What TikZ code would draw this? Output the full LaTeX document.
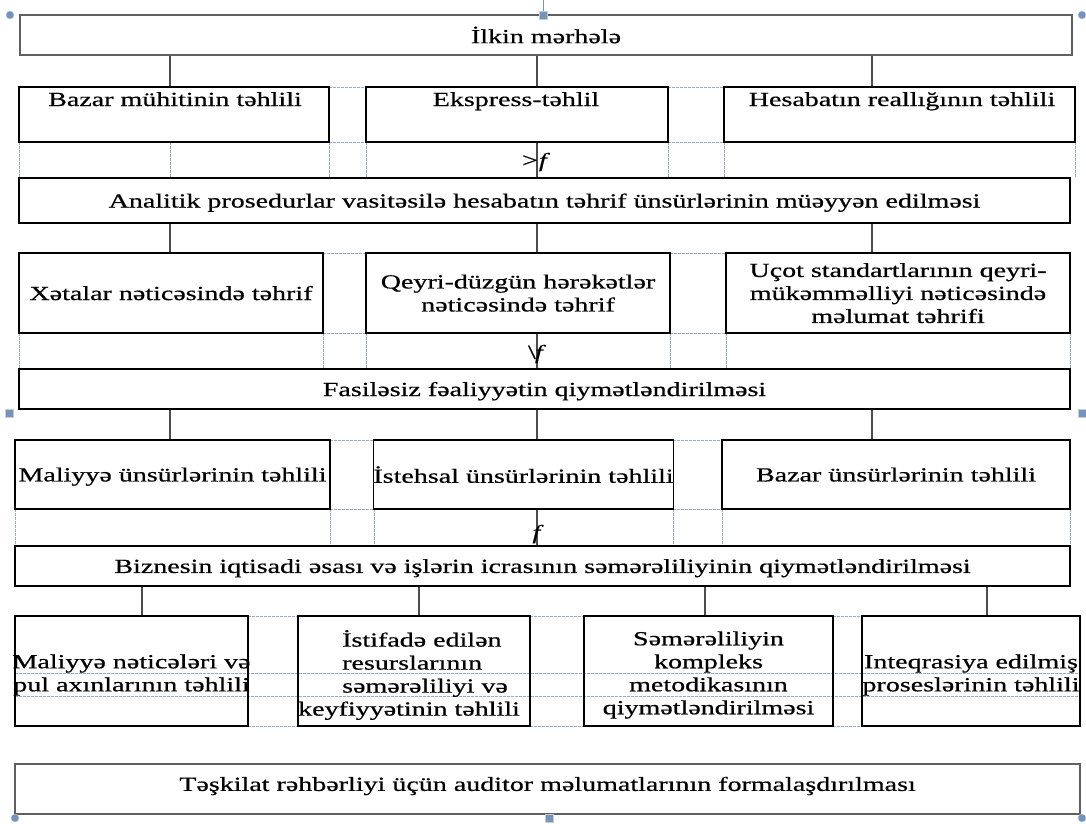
\documentclass[tikz,border=0pt]{standalone}
\usepackage{fontspec}
\setmainfont[FakeStretch=1.40,FakeBold=0.6]{Liberation Serif}
\usetikzlibrary{calc}
\definecolor{gridc}{rgb}{0.58,0.68,0.82}
\definecolor{handc}{rgb}{0.45,0.58,0.75}
\definecolor{connc}{rgb}{0.3,0.3,0.3}
\begin{document}
\begin{tikzpicture}[x=1pt,y=-1pt,
  sz/.style 2 args={minimum width=#1pt, minimum height=#2pt},
  box/.style={draw=black, line width=1.1pt, inner sep=0pt, align=center, text depth=0pt, font=\fontsize{20}{23}\selectfont},
  bigbox/.style={draw=gray!75!black, line width=2.2pt, inner sep=0pt},
  connline/.style={draw=connc, line width=1.3pt},
  gridl/.style={draw=gridc, line width=0.7pt, dash pattern=on 2.5pt off 1.5pt},
  txt/.style={inner sep=0pt, align=center, font=\fontsize{20}{23}\selectfont},
  fmark/.style={inner sep=0pt, font=\fontsize{20}{23}\selectfont},
  hcirc/.style={circle, fill=handc, draw=gray!40, minimum size=8pt, inner sep=0pt},
  hsq/.style={rectangle, fill=handc, draw=gray!40, minimum size=8pt, inner sep=0pt},
]
\useasboundingbox (0,0) rectangle (1086,823);

% ---------- table gridlines ----------
\draw[gridl] (329,87)--(366,87) (668,87)--(724,87) (329,142)--(366,142) (668,142)--(724,142);
\foreach \x in {19,170,329,366,668,724,1075} \draw[gridl] (\x,142)--(\x,178);
\draw[gridl] (323,253)--(366,253) (670,253)--(726,253) (323,333)--(366,333) (670,333)--(726,333);
\foreach \x in {19,323,366,670,726,1070} \draw[gridl] (\x,333)--(\x,369);
\draw[gridl] (330,440)--(374,440) (673,440)--(722,440) (330,509)--(374,509) (673,509)--(722,509);
\foreach \x in {15,330,374,673,722,1070} \draw[gridl] (\x,509)--(\x,546);
\draw[gridl] (248,616)--(298,616) (530,616)--(584,616) (833,616)--(862,616);
\draw[gridl] (248,726)--(298,726) (530,726)--(584,726) (833,726)--(862,726);
\draw[gridl] (15,673)--(1080,673) (15,696)--(1080,696);

% ---------- boxes ----------
\node[bigbox, sz={1052}{40}] (top) at (546,35) {};
\node[txt] (toptxt) at (546,35) {İlkin mərhələ};

\node[box, sz={310}{55}] (r1a) at (174,114.5) {};
\node[box, sz={302}{55}] (r1b) at (517,114.5) {};
\node[box, sz={351}{55}] (r1c) at (899.5,114.5) {};
\node[txt, anchor=base] (t1a) at (175,106) {Bazar mühitinin təhlili};
\node[txt, anchor=base] (t1b) at (516,106) {Ekspress-təhlil};
\node[txt, anchor=base] (t1c) at (902,106) {Hesabatın reallığının təhlili};

\node[box, sz={1051}{45}] (an) at (544.5,200.5) {Analitik prosedurlar vasitəsilə hesabatın təhrif ünsürlərinin müəyyən edilməsi};

\node[box, sz={304}{80}] (r2a) at (171,293) {Xətalar nəticəsində təhrif};
\node[box, sz={304}{80}] (r2b) at (518,293) {Qeyri-düzgün hərəkətlər\\nəticəsində təhrif};
\node[box, sz={344}{80}] (r2c) at (898,293) {Uçot standartlarının qeyri-\\mükəmməlliyi nəticəsində\\məlumat təhrifi};

\node[box, sz={1051}{40}] (fas) at (544.5,389) {Fasiləsiz fəaliyyətin qiymətləndirilməsi};

\node[box, sz={315}{69}] (r3a) at (172.5,474.5) {Maliyyə ünsürlərinin təhlili};
\node[box, sz={299}{69}] (r3b) at (523.5,474.5) {İstehsal ünsürlərinin təhlili};
\node[box, sz={348}{69}] (r3c) at (896,474.5) {Bazar ünsürlərinin təhlili};

\node[box, sz={1055}{40}] (biz) at (542.5,566) {Biznesin iqtisadi əsası və işlərin icrasının səmərəliliyinin qiymətləndirilməsi};

\node[box, sz={233}{110}] (r4a) at (131.5,671) {};
\node[box, sz={232}{110}] (r4b) at (414,671) {};
\node[box, sz={249}{110}] (r4c) at (708.5,671) {};
\node[box, sz={218}{110}] (r4d) at (971,671) {};
\node[txt] (t4a) at (131.5,675) {Maliyyə nəticələri və\\pul axınlarının təhlili};
\node[txt, align=left, anchor=west] (t4b) at (298,675) {\hspace*{44pt}İstifadə edilən\\\hspace*{44pt}resurslarının\\\hspace*{44pt}səmərəliliyi və\\keyfiyyətinin təhlili};
\node[txt] (t4c) at (708.5,675) {Səmərəliliyin\\kompleks\\metodikasının\\qiymətləndirilməsi};
\node[txt] (t4d) at (971,675) {Inteqrasiya edilmiş\\proseslərinin təhlili};

\node[bigbox, sz={1065}{50}] (bot) at (547.5,789) {};
\node[txt] (bottxt) at (547.5,786) {Təşkilat rəhbərliyi üçün auditor məlumatlarının formalaşdırılması};

% ---------- connectors ----------
\coordinate (k1) at (170,0);
\coordinate (k2) at (537,0);
\coordinate (k3) at (872,0);
\coordinate (m1) at (142,0);
\coordinate (m2) at (419,0);
\coordinate (m3) at (705,0);
\coordinate (m4) at (987,0);

\draw[connline] (top.south -| k1) -- (r1a.north -| k1);
\draw[connline] (top.south -| k2) -- (r1b.north -| k2);
\draw[connline] (top.south -| k3) -- (r1c.north -| k3);
\draw[connline] (r1b.south -| k2) -- (an.north -| k2);
\draw[connline] (an.south -| k1) -- (r2a.north -| k1);
\draw[connline] (an.south -| k2) -- (r2b.north -| k2);
\draw[connline] (an.south -| k3) -- (r2c.north -| k3);
\draw[connline] (r2b.south -| k2) -- (fas.north -| k2);
\draw[connline] (fas.south -| k1) -- (r3a.north -| k1);
\draw[connline] (fas.south -| k2) -- (r3b.north -| k2);
\draw[connline] (fas.south -| k3) -- (r3c.north -| k3);
\draw[connline] (r3b.south -| k2) -- (biz.north -| k2);
\draw[connline] (biz.south -| m1) -- (r4a.north -| m1);
\draw[connline] (biz.south -| m2) -- (r4b.north -| m2);
\draw[connline] (biz.south -| m3) -- (r4c.north -| m3);
\draw[connline] (biz.south -| m4) -- (r4d.north -| m4);

% ---------- stray glyphs on the connectors ----------
\node[fmark] (g1) at (536,162) {>\kern1pt\textit{f}};
\node[fmark] (g2) at (537,354) {\textbackslash\kern-1pt\textit{f}};
\node[fmark] (g3) at (538,534) {\textit{f}};

% ---------- selection handles ----------
\draw[draw=handc, line width=0.8pt] (543,0) -- (543,11);
\node[hcirc] (h1) at (10,15) {};
\node[hsq] (h2) at (543,15) {};
\node[hcirc] (h3) at (1082,15) {};
\node[hsq] (h4) at (9,413) {};
\node[hsq] (h5) at (1082,413) {};
\node[hcirc] (h6) at (15,818) {};
\node[hsq] (h7) at (549,818) {};
\node[hcirc] (h8) at (1082,818) {};
\end{tikzpicture}
\end{document}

● **GOAL**: Repeat the lines above exactly, and keep every picture out.

● **REPLY TO THE EXERCISE**:
What TikZ code would draw this? Output the full LaTeX document.
\documentclass[tikz,border=0pt]{standalone}
\usepackage{fontspec}
\setmainfont[FakeStretch=1.40,FakeBold=0.6]{Liberation Serif}
\usetikzlibrary{calc}
\definecolor{gridc}{rgb}{0.58,0.68,0.82}
\definecolor{handc}{rgb}{0.45,0.58,0.75}
\definecolor{connc}{rgb}{0.3,0.3,0.3}
\begin{document}
\begin{tikzpicture}[x=1pt,y=-1pt,
  sz/.style 2 args={minimum width=#1pt, minimum height=#2pt},
  box/.style={draw=black, line width=1.1pt, inner sep=0pt, align=center, text depth=0pt, font=\fontsize{20}{23}\selectfont},
  bigbox/.style={draw=gray!75!black, line width=2.2pt, inner sep=0pt},
  connline/.style={draw=connc, line width=1.3pt},
  gridl/.style={draw=gridc, line width=0.7pt, dash pattern=on 2.5pt off 1.5pt},
  txt/.style={inner sep=0pt, align=center, font=\fontsize{20}{23}\selectfont},
  fmark/.style={inner sep=0pt, font=\fontsize{20}{23}\selectfont},
  hcirc/.style={circle, fill=handc, draw=gray!40, minimum size=8pt, inner sep=0pt},
  hsq/.style={rectangle, fill=handc, draw=gray!40, minimum size=8pt, inner sep=0pt},
]
\useasboundingbox (0,0) rectangle (1086,823);

% ---------- table gridlines ----------
\draw[gridl] (329,87)--(366,87) (668,87)--(724,87) (329,142)--(366,142) (668,142)--(724,142);
\foreach \x in {19,170,329,366,668,724,1075} \draw[gridl] (\x,142)--(\x,178);
\draw[gridl] (323,253)--(366,253) (670,253)--(726,253) (323,333)--(366,333) (670,333)--(726,333);
\foreach \x in {19,323,366,670,726,1070} \draw[gridl] (\x,333)--(\x,369);
\draw[gridl] (330,440)--(374,440) (673,440)--(722,440) (330,509)--(374,509) (673,509)--(722,509);
\foreach \x in {15,330,374,673,722,1070} \draw[gridl] (\x,509)--(\x,546);
\draw[gridl] (248,616)--(298,616) (530,616)--(584,616) (833,616)--(862,616);
\draw[gridl] (248,726)--(298,726) (530,726)--(584,726) (833,726)--(862,726);
\draw[gridl] (15,673)--(1080,673) (15,696)--(1080,696);

% ---------- boxes ----------
\node[bigbox, sz={1052}{40}] (top) at (546,35) {};
\node[txt] (toptxt) at (546,35) {İlkin mərhələ};

\node[box, sz={310}{55}] (r1a) at (174,114.5) {};
\node[box, sz={302}{55}] (r1b) at (517,114.5) {};
\node[box, sz={351}{55}] (r1c) at (899.5,114.5) {};
\node[txt, anchor=base] (t1a) at (175,106) {Bazar mühitinin təhlili};
\node[txt, anchor=base] (t1b) at (516,106) {Ekspress-təhlil};
\node[txt, anchor=base] (t1c) at (902,106) {Hesabatın reallığının təhlili};

\node[box, sz={1051}{45}] (an) at (544.5,200.5) {Analitik prosedurlar vasitəsilə hesabatın təhrif ünsürlərinin müəyyən edilməsi};

\node[box, sz={304}{80}] (r2a) at (171,293) {Xətalar nəticəsində təhrif};
\node[box, sz={304}{80}] (r2b) at (518,293) {Qeyri-düzgün hərəkətlər\\nəticəsində təhrif};
\node[box, sz={344}{80}] (r2c) at (898,293) {Uçot standartlarının qeyri-\\mükəmməlliyi nəticəsində\\məlumat təhrifi};

\node[box, sz={1051}{40}] (fas) at (544.5,389) {Fasiləsiz fəaliyyətin qiymətləndirilməsi};

\node[box, sz={315}{69}] (r3a) at (172.5,474.5) {Maliyyə ünsürlərinin təhlili};
\node[box, sz={299}{69}] (r3b) at (523.5,474.5) {İstehsal ünsürlərinin təhlili};
\node[box, sz={348}{69}] (r3c) at (896,474.5) {Bazar ünsürlərinin təhlili};

\node[box, sz={1055}{40}] (biz) at (542.5,566) {Biznesin iqtisadi əsası və işlərin icrasının səmərəliliyinin qiymətləndirilməsi};

\node[box, sz={233}{110}] (r4a) at (131.5,671) {};
\node[box, sz={232}{110}] (r4b) at (414,671) {};
\node[box, sz={249}{110}] (r4c) at (708.5,671) {};
\node[box, sz={218}{110}] (r4d) at (971,671) {};
\node[txt] (t4a) at (131.5,675) {Maliyyə nəticələri və\\pul axınlarının təhlili};
\node[txt, align=left, anchor=west] (t4b) at (298,675) {\hspace*{44pt}İstifadə edilən\\\hspace*{44pt}resurslarının\\\hspace*{44pt}səmərəliliyi və\\keyfiyyətinin təhlili};
\node[txt] (t4c) at (708.5,675) {Səmərəliliyin\\kompleks\\metodikasının\\qiymətləndirilməsi};
\node[txt] (t4d) at (971,675) {Inteqrasiya edilmiş\\proseslərinin təhlili};

\node[bigbox, sz={1065}{50}] (bot) at (547.5,789) {};
\node[txt] (bottxt) at (547.5,786) {Təşkilat rəhbərliyi üçün auditor məlumatlarının formalaşdırılması};

% ---------- connectors ----------
\coordinate (k1) at (170,0);
\coordinate (k2) at (537,0);
\coordinate (k3) at (872,0);
\coordinate (m1) at (142,0);
\coordinate (m2) at (419,0);
\coordinate (m3) at (705,0);
\coordinate (m4) at (987,0);

\draw[connline] (top.south -| k1) -- (r1a.north -| k1);
\draw[connline] (top.south -| k2) -- (r1b.north -| k2);
\draw[connline] (top.south -| k3) -- (r1c.north -| k3);
\draw[connline] (r1b.south -| k2) -- (an.north -| k2);
\draw[connline] (an.south -| k1) -- (r2a.north -| k1);
\draw[connline] (an.south -| k2) -- (r2b.north -| k2);
\draw[connline] (an.south -| k3) -- (r2c.north -| k3);
\draw[connline] (r2b.south -| k2) -- (fas.north -| k2);
\draw[connline] (fas.south -| k1) -- (r3a.north -| k1);
\draw[connline] (fas.south -| k2) -- (r3b.north -| k2);
\draw[connline] (fas.south -| k3) -- (r3c.north -| k3);
\draw[connline] (r3b.south -| k2) -- (biz.north -| k2);
\draw[connline] (biz.south -| m1) -- (r4a.north -| m1);
\draw[connline] (biz.south -| m2) -- (r4b.north -| m2);
\draw[connline] (biz.south -| m3) -- (r4c.north -| m3);
\draw[connline] (biz.south -| m4) -- (r4d.north -| m4);

% ---------- stray glyphs on the connectors ----------
\node[fmark] (g1) at (536,162) {>\kern1pt\textit{f}};
\node[fmark] (g2) at (537,354) {\textbackslash\kern-1pt\textit{f}};
\node[fmark] (g3) at (538,534) {\textit{f}};

% ---------- selection handles ----------
\draw[draw=handc, line width=0.8pt] (543,0) -- (543,11);
\node[hcirc] (h1) at (10,15) {};
\node[hsq] (h2) at (543,15) {};
\node[hcirc] (h3) at (1082,15) {};
\node[hsq] (h4) at (9,413) {};
\node[hsq] (h5) at (1082,413) {};
\node[hcirc] (h6) at (15,818) {};
\node[hsq] (h7) at (549,818) {};
\node[hcirc] (h8) at (1082,818) {};
\end{tikzpicture}
\end{document}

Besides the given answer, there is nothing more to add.